Lawmakers propose ethics committee

Legislators: External committee would increase transparency


By KATHERINE WUTZ
Express Staff Writer

     State Sen. Michelle Stennett, D-Ketchum, has joined forces with Rep. Phylis King, D-Boise, to introduce a bill that would set up a committee charged with listening to ethics complaints from citizens.

     The independent ethics commission would be made up of two citizens who are not legislators or lobbyists, one person from the Attorney General’s office, one person from the Idaho Department of Finance and one person from Idaho Legislative Services.

     King said in a written statement dated Feb. 5 that her constituents have demanded an open, transparent way to address ethical lapses in their legislators, state employees and state officials.
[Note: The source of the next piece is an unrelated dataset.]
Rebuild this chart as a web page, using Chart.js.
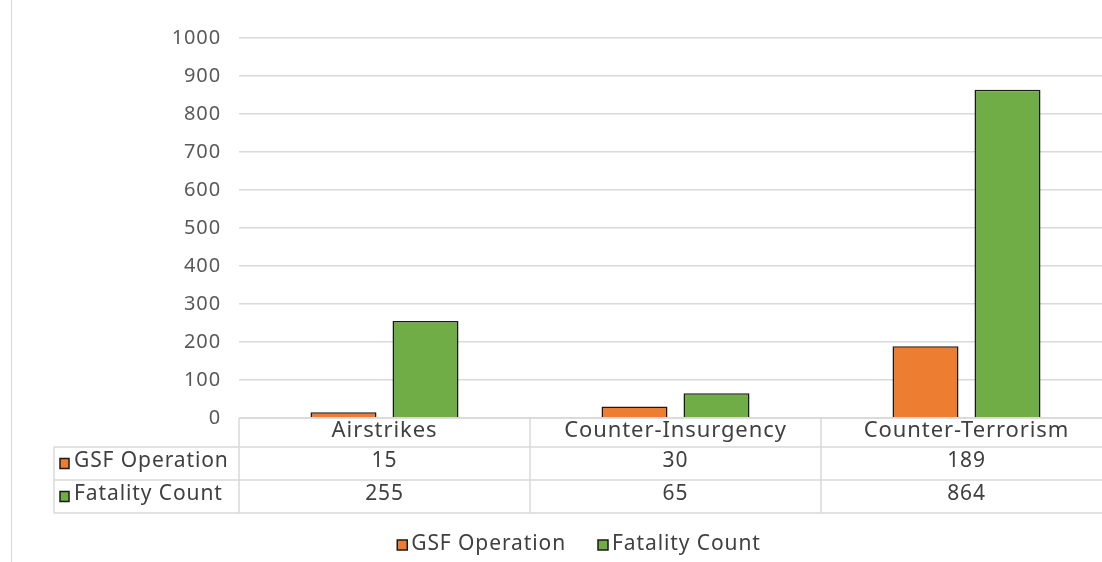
<!DOCTYPE html>
<html>
<head>
<meta charset="utf-8">
<script src="https://cdn.jsdelivr.net/npm/chart.js@4.4.1/dist/chart.umd.min.js"></script>
<style>
  html, body { margin: 0; padding: 0; background: #fff; overflow: hidden; width: 1102px; height: 562px; }
  #wrap { position: relative; width: 1102px; height: 562px; overflow: hidden; }
  #frame { position: absolute; left: 11px; top: 0; width: 0; height: 562px; border-left: 1px solid #d6d6d6; }
  canvas { position: absolute; left: 0; top: 0; }
</style>
</head>
<body>
<div id="wrap">
  <canvas id="c" width="1112" height="562"></canvas>
  <div id="frame"></div>
</div>
<script>
const categories = ["Airstrikes", "Counter-Insurgency", "Counter-Terrorism"];
const seriesNames = ["GSF Operation", "Fatality Count"];
const gsfOperation = [15, 30, 189];
const fatalityCount = [255, 65, 864];
const yTicks = [0, 100, 200, 300, 400, 500, 600, 700, 800, 900, 1000];

const COLORS = ["#ED7D31", "#70AD47"];
const FONT = "'Noto Sans', sans-serif";
const TEXT = "#404040";
const GRID = "#d9d9d9";

const spacingPlugin = {
  id: 'spacing',
  beforeDraw(chart) { chart.ctx.letterSpacing = '0.9px'; }
};

const tablePlugin = {
  id: 'dataTable',
  afterDraw(chart) {
    const ctx = chart.ctx;
    const x = chart.scales.x;
    const area = chart.chartArea;
    const top = area.bottom;
    const rowH = [29, 33, 33];
    const r1 = top + rowH[0];
    const r2 = r1 + rowH[1];
    const r3 = r2 + rowH[2];
    const labelLeft = 54;
    const n = categories.length;
    const colW = (area.right - area.left) / n;
    ctx.save();
    ctx.strokeStyle = GRID;
    ctx.lineWidth = 1.5;
    ctx.beginPath();
    ctx.moveTo(area.left, top); ctx.lineTo(area.right, top);
    ctx.moveTo(labelLeft, r1); ctx.lineTo(area.right, r1);
    ctx.moveTo(labelLeft, r2); ctx.lineTo(area.right, r2);
    ctx.moveTo(labelLeft, r3); ctx.lineTo(area.right, r3);
    ctx.moveTo(labelLeft, r1); ctx.lineTo(labelLeft, r3);
    for (let i = 0; i <= n; i++) {
      const vx = area.left + colW * i;
      ctx.moveTo(vx, top); ctx.lineTo(vx, r3);
    }
    ctx.stroke();

    const rows = [gsfOperation, fatalityCount];
    const rowMid = [(r1 + r2) / 2 - 2, (r2 + r3) / 2 - 2];
    ctx.font = "21px " + FONT;
    ctx.letterSpacing = '0.9px';
    ctx.textBaseline = 'middle';
    rows.forEach((vals, ri) => {
      const cy = rowMid[ri];
      ctx.fillStyle = COLORS[ri];
      ctx.strokeStyle = "#1a1a1a";
      ctx.lineWidth = 1.5;
      ctx.fillRect(60, cy - 3, 9, 10);
      ctx.strokeRect(60, cy - 3, 9, 10);
      ctx.fillStyle = TEXT;
      ctx.textAlign = 'left';
      ctx.fillText(seriesNames[ri], 74, cy);
      ctx.textAlign = 'center';
      vals.forEach((v, ci) => {
        ctx.fillText(String(v), x.getPixelForValue(ci), cy);
      });
    });

    const ly = 544;
    ctx.letterSpacing = '0.9px';
    ctx.textAlign = 'left';
    const widths = seriesNames.map(s => ctx.measureText(s).width);
    const itemGap = 32;
    const boxW = 10, boxGap = 4;
    const total = widths.reduce((a, w) => a + boxW + boxGap + w, 0) + itemGap * (seriesNames.length - 1);
    let lx = 579 - total / 2;
    seriesNames.forEach((s, i) => {
      ctx.fillStyle = COLORS[i];
      ctx.strokeStyle = "#1a1a1a";
      ctx.lineWidth = 1.5;
      ctx.fillRect(lx, ly - 4, boxW, 10);
      ctx.strokeRect(lx, ly - 4, boxW, 10);
      ctx.fillStyle = TEXT;
      ctx.fillText(s, lx + boxW + boxGap, ly);
      lx += boxW + boxGap + widths[i] + itemGap;
    });
    ctx.restore();
  }
};

new Chart(document.getElementById('c'), {
  type: 'bar',
  data: {
    labels: categories,
    datasets: [
      { label: seriesNames[0], data: gsfOperation, backgroundColor: COLORS[0], borderColor: "#1a1a1a", borderWidth: 1.5 },
      { label: seriesNames[1], data: fatalityCount, backgroundColor: COLORS[1], borderColor: "#1a1a1a", borderWidth: 1.5 }
    ]
  },
  options: {
    responsive: false,
    animation: false,
    devicePixelRatio: 1,
    layout: { padding: { top: 38, right: 0, bottom: 49, left: 0 } },
    datasets: { bar: { categoryPercentage: 0.5636, barPercentage: 0.805 } },
    plugins: { legend: { display: false }, tooltip: { enabled: false } },
    scales: {
      x: {
        grid: { display: false, drawTicks: false },
        border: { display: false },
        ticks: { color: TEXT, font: { family: FONT, size: 22 }, padding: 0, maxRotation: 0, autoSkip: false },
        afterFit(scale) { scale.height = 95; }
      },
      y: {
        min: 0, max: 1000,
        afterBuildTicks(scale) { scale.ticks = yTicks.map(v => ({ value: v })); },
        grid: { color: GRID, lineWidth: 1.5, drawTicks: false },
        border: { display: false },
        ticks: { color: "#595959", font: { family: FONT, size: 20 }, padding: 18, callback: v => String(v) },
        afterFit(scale) { scale.width = 239; }
      }
    }
  },
  plugins: [spacingPlugin, tablePlugin]
});
</script>
</body>
</html>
     “The commission restores their faith in this important public institution,” she said.

     The bill introduced by Stennett and King differs from a resolution passed by the House on Tuesday, which amends the Rules of the House of Representatives to allow legislators to make complaints about their colleagues. The newly formed committee will consist only of legislators—two from the minority party and three from the majority.


“An internal ethics committee still leaves open the possibility of partisanship getting in the way of a rigorous investigation, or even the perception that complaints are not handled fairly.”
Sen. Michelle Stennett
D-Ketchum


     In contrast, the bill from Stennett and King, House Bill 61, would allow any Idaho citizen to report a breach of ethics, misuse of funds or violation of law by any state employee or official. A complaint would become public only when the commission determined that it had merit.

     Stennett contended that an internal committee would not achieve the goals of transparency in ethics complaints.

     “An internal ethics committee still leaves open the possibility of partisanship getting in the way of a rigorous investigation, or even the perception that complaints are not handled fairly,” she said. “This is a disservice to the people of Idaho who expect and deserve some oversight over the activities of their elected officials.”

     The committee is expected to cost the state $50,000 in the first year and $25,000 each year after.

The bill has been introduced and is currently in the House State Affairs committee.